■ What you should do ■
Word for word, transcribe the lines below and drop the pictures.

(Figure scripts)

──────────

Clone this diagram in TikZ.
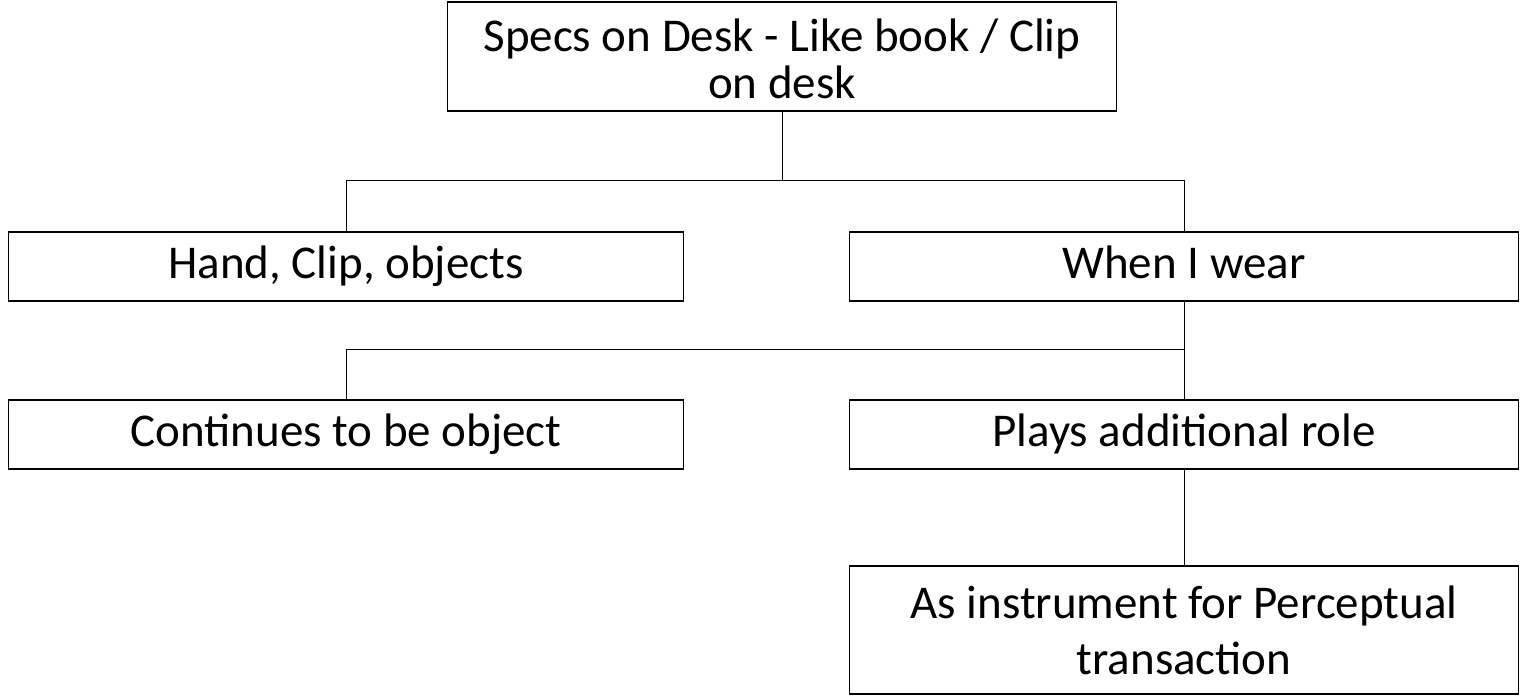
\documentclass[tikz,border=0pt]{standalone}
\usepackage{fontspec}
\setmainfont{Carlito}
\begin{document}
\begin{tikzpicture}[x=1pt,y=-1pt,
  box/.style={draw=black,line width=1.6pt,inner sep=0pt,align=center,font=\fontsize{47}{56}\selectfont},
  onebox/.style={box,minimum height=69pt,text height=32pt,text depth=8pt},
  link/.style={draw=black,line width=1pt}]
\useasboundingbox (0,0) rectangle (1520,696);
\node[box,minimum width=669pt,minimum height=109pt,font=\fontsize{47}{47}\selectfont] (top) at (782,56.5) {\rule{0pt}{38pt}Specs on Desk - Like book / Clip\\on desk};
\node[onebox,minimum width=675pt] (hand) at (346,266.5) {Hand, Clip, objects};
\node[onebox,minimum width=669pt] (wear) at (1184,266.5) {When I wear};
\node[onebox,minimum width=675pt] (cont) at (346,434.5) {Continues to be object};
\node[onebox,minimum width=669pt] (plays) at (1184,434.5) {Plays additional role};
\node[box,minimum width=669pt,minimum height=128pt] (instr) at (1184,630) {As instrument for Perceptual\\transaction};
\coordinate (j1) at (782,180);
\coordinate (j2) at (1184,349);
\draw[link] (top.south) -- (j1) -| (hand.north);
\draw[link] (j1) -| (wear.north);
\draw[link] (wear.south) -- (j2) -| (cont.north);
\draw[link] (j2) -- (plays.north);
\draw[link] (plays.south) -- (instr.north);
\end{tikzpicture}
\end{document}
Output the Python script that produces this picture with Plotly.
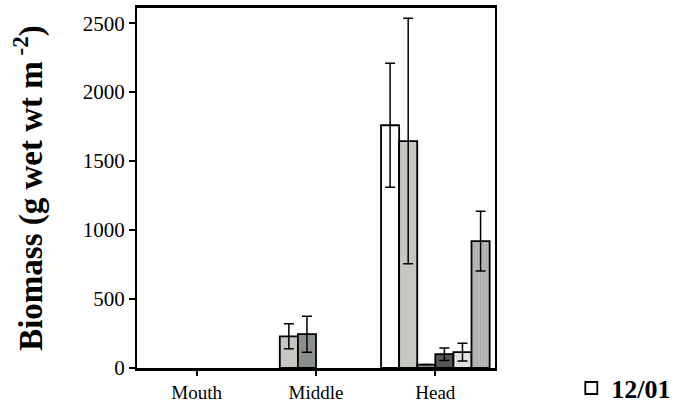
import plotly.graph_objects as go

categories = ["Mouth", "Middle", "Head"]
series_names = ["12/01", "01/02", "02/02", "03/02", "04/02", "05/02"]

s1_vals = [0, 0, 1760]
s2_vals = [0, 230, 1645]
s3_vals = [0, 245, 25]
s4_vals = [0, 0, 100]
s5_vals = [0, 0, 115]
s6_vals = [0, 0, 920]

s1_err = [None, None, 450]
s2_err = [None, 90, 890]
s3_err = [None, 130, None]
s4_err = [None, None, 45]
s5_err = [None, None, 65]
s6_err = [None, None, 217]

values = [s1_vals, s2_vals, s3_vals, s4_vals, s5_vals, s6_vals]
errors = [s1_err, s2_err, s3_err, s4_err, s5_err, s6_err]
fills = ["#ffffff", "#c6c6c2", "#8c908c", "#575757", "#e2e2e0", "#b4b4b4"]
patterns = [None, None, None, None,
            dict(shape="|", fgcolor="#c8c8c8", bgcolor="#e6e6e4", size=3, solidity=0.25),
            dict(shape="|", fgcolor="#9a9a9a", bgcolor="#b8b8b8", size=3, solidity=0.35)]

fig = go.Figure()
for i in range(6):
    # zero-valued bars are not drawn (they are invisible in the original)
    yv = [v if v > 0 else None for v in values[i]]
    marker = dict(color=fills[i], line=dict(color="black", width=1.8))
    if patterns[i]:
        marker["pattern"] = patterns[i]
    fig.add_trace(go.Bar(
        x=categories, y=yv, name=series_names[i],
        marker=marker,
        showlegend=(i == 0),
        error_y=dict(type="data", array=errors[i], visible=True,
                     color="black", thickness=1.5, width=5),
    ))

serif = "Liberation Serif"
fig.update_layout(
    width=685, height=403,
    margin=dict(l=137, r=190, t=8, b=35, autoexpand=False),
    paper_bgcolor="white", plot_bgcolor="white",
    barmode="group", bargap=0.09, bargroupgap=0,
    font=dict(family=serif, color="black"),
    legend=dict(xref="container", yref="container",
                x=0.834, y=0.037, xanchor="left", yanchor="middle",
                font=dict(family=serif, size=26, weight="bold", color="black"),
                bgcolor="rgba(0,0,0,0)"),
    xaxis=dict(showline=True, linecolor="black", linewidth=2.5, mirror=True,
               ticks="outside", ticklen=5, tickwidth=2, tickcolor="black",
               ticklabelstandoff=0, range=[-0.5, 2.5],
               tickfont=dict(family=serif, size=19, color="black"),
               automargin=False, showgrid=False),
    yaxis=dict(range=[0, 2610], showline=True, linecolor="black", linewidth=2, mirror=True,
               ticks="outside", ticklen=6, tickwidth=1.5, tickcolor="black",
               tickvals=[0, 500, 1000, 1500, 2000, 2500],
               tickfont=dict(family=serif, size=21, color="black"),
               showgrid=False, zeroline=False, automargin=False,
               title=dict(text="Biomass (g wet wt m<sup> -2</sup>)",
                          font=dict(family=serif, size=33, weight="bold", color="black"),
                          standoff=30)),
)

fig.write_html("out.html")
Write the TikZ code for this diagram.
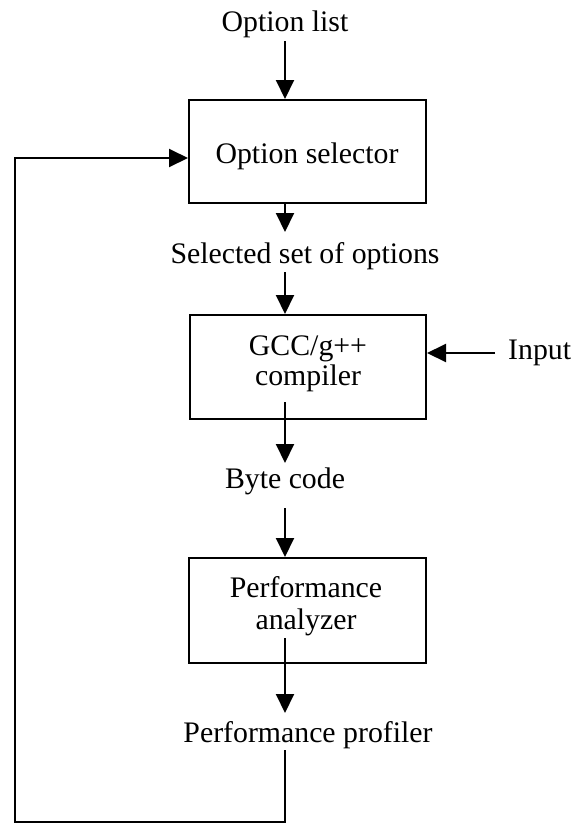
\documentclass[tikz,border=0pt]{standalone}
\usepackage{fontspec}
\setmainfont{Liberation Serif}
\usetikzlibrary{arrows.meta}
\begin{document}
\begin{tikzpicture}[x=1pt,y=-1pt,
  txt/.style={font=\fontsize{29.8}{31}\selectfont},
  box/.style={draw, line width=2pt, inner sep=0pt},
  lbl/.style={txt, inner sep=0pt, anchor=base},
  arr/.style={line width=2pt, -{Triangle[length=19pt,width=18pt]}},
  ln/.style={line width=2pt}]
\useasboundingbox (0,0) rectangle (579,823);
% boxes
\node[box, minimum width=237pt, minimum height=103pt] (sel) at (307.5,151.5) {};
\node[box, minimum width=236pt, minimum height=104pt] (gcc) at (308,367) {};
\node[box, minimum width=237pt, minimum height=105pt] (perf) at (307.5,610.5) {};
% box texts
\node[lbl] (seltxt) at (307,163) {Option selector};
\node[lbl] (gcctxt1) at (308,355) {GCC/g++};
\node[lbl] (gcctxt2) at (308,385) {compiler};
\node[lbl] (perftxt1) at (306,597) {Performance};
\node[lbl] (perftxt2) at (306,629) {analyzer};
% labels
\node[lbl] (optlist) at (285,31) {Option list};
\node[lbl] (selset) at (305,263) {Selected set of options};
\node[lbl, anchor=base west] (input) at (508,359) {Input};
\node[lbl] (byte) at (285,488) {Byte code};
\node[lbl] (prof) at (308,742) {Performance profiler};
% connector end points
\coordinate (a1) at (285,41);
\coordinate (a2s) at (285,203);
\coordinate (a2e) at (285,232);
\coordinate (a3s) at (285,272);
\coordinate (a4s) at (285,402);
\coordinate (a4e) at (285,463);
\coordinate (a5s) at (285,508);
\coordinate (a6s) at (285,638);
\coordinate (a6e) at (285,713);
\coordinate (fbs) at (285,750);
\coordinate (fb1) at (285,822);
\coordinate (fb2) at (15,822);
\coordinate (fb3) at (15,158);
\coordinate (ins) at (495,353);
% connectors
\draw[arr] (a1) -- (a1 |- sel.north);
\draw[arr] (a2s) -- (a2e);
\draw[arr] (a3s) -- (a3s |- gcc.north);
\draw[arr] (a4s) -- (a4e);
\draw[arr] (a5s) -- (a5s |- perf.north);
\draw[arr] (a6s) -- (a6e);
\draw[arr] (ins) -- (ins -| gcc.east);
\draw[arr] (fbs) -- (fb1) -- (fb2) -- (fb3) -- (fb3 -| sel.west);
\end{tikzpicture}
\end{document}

──────────

■ Output of the exercise ■
Clone this diagram in TikZ.
\documentclass[tikz,border=0pt]{standalone}
\usepackage{fontspec}
\setmainfont{Carlito}
\begin{document}
\begin{tikzpicture}[x=1pt,y=-1pt,
  box/.style={draw=black,line width=1.6pt,inner sep=0pt,align=center,font=\fontsize{47}{56}\selectfont},
  onebox/.style={box,minimum height=69pt,text height=32pt,text depth=8pt},
  link/.style={draw=black,line width=1pt}]
\useasboundingbox (0,0) rectangle (1520,696);
\node[box,minimum width=669pt,minimum height=109pt,font=\fontsize{47}{47}\selectfont] (top) at (782,56.5) {\rule{0pt}{38pt}Specs on Desk - Like book / Clip\\on desk};
\node[onebox,minimum width=675pt] (hand) at (346,266.5) {Hand, Clip, objects};
\node[onebox,minimum width=669pt] (wear) at (1184,266.5) {When I wear};
\node[onebox,minimum width=675pt] (cont) at (346,434.5) {Continues to be object};
\node[onebox,minimum width=669pt] (plays) at (1184,434.5) {Plays additional role};
\node[box,minimum width=669pt,minimum height=128pt] (instr) at (1184,630) {As instrument for Perceptual\\transaction};
\coordinate (j1) at (782,180);
\coordinate (j2) at (1184,349);
\draw[link] (top.south) -- (j1) -| (hand.north);
\draw[link] (j1) -| (wear.north);
\draw[link] (wear.south) -- (j2) -| (cont.north);
\draw[link] (j2) -- (plays.north);
\draw[link] (plays.south) -- (instr.north);
\end{tikzpicture}
\end{document}
Output the Python script that produces this picture with Plotly.
import plotly.graph_objects as go

categories = ["Mouth", "Middle", "Head"]
series_names = ["12/01", "01/02", "02/02", "03/02", "04/02", "05/02"]

s1_vals = [0, 0, 1760]
s2_vals = [0, 230, 1645]
s3_vals = [0, 245, 25]
s4_vals = [0, 0, 100]
s5_vals = [0, 0, 115]
s6_vals = [0, 0, 920]

s1_err = [None, None, 450]
s2_err = [None, 90, 890]
s3_err = [None, 130, None]
s4_err = [None, None, 45]
s5_err = [None, None, 65]
s6_err = [None, None, 217]

values = [s1_vals, s2_vals, s3_vals, s4_vals, s5_vals, s6_vals]
errors = [s1_err, s2_err, s3_err, s4_err, s5_err, s6_err]
fills = ["#ffffff", "#c6c6c2", "#8c908c", "#575757", "#e2e2e0", "#b4b4b4"]
patterns = [None, None, None, None,
            dict(shape="|", fgcolor="#c8c8c8", bgcolor="#e6e6e4", size=3, solidity=0.25),
            dict(shape="|", fgcolor="#9a9a9a", bgcolor="#b8b8b8", size=3, solidity=0.35)]

fig = go.Figure()
for i in range(6):
    # zero-valued bars are not drawn (they are invisible in the original)
    yv = [v if v > 0 else None for v in values[i]]
    marker = dict(color=fills[i], line=dict(color="black", width=1.8))
    if patterns[i]:
        marker["pattern"] = patterns[i]
    fig.add_trace(go.Bar(
        x=categories, y=yv, name=series_names[i],
        marker=marker,
        showlegend=(i == 0),
        error_y=dict(type="data", array=errors[i], visible=True,
                     color="black", thickness=1.5, width=5),
    ))

serif = "Liberation Serif"
fig.update_layout(
    width=685, height=403,
    margin=dict(l=137, r=190, t=8, b=35, autoexpand=False),
    paper_bgcolor="white", plot_bgcolor="white",
    barmode="group", bargap=0.09, bargroupgap=0,
    font=dict(family=serif, color="black"),
    legend=dict(xref="container", yref="container",
                x=0.834, y=0.037, xanchor="left", yanchor="middle",
                font=dict(family=serif, size=26, weight="bold", color="black"),
                bgcolor="rgba(0,0,0,0)"),
    xaxis=dict(showline=True, linecolor="black", linewidth=2.5, mirror=True,
               ticks="outside", ticklen=5, tickwidth=2, tickcolor="black",
               ticklabelstandoff=0, range=[-0.5, 2.5],
               tickfont=dict(family=serif, size=19, color="black"),
               automargin=False, showgrid=False),
    yaxis=dict(range=[0, 2610], showline=True, linecolor="black", linewidth=2, mirror=True,
               ticks="outside", ticklen=6, tickwidth=1.5, tickcolor="black",
               tickvals=[0, 500, 1000, 1500, 2000, 2500],
               tickfont=dict(family=serif, size=21, color="black"),
               showgrid=False, zeroline=False, automargin=False,
               title=dict(text="Biomass (g wet wt m<sup> -2</sup>)",
                          font=dict(family=serif, size=33, weight="bold", color="black"),
                          standoff=30)),
)

fig.write_html("out.html")
Write the TikZ code for this diagram.
\documentclass[tikz,border=0pt]{standalone}
\usepackage{fontspec}
\setmainfont{Liberation Serif}
\usetikzlibrary{arrows.meta}
\begin{document}
\begin{tikzpicture}[x=1pt,y=-1pt,
  txt/.style={font=\fontsize{29.8}{31}\selectfont},
  box/.style={draw, line width=2pt, inner sep=0pt},
  lbl/.style={txt, inner sep=0pt, anchor=base},
  arr/.style={line width=2pt, -{Triangle[length=19pt,width=18pt]}},
  ln/.style={line width=2pt}]
\useasboundingbox (0,0) rectangle (579,823);
% boxes
\node[box, minimum width=237pt, minimum height=103pt] (sel) at (307.5,151.5) {};
\node[box, minimum width=236pt, minimum height=104pt] (gcc) at (308,367) {};
\node[box, minimum width=237pt, minimum height=105pt] (perf) at (307.5,610.5) {};
% box texts
\node[lbl] (seltxt) at (307,163) {Option selector};
\node[lbl] (gcctxt1) at (308,355) {GCC/g++};
\node[lbl] (gcctxt2) at (308,385) {compiler};
\node[lbl] (perftxt1) at (306,597) {Performance};
\node[lbl] (perftxt2) at (306,629) {analyzer};
% labels
\node[lbl] (optlist) at (285,31) {Option list};
\node[lbl] (selset) at (305,263) {Selected set of options};
\node[lbl, anchor=base west] (input) at (508,359) {Input};
\node[lbl] (byte) at (285,488) {Byte code};
\node[lbl] (prof) at (308,742) {Performance profiler};
% connector end points
\coordinate (a1) at (285,41);
\coordinate (a2s) at (285,203);
\coordinate (a2e) at (285,232);
\coordinate (a3s) at (285,272);
\coordinate (a4s) at (285,402);
\coordinate (a4e) at (285,463);
\coordinate (a5s) at (285,508);
\coordinate (a6s) at (285,638);
\coordinate (a6e) at (285,713);
\coordinate (fbs) at (285,750);
\coordinate (fb1) at (285,822);
\coordinate (fb2) at (15,822);
\coordinate (fb3) at (15,158);
\coordinate (ins) at (495,353);
% connectors
\draw[arr] (a1) -- (a1 |- sel.north);
\draw[arr] (a2s) -- (a2e);
\draw[arr] (a3s) -- (a3s |- gcc.north);
\draw[arr] (a4s) -- (a4e);
\draw[arr] (a5s) -- (a5s |- perf.north);
\draw[arr] (a6s) -- (a6e);
\draw[arr] (ins) -- (ins -| gcc.east);
\draw[arr] (fbs) -- (fb1) -- (fb2) -- (fb3) -- (fb3 -| sel.west);
\end{tikzpicture}
\end{document}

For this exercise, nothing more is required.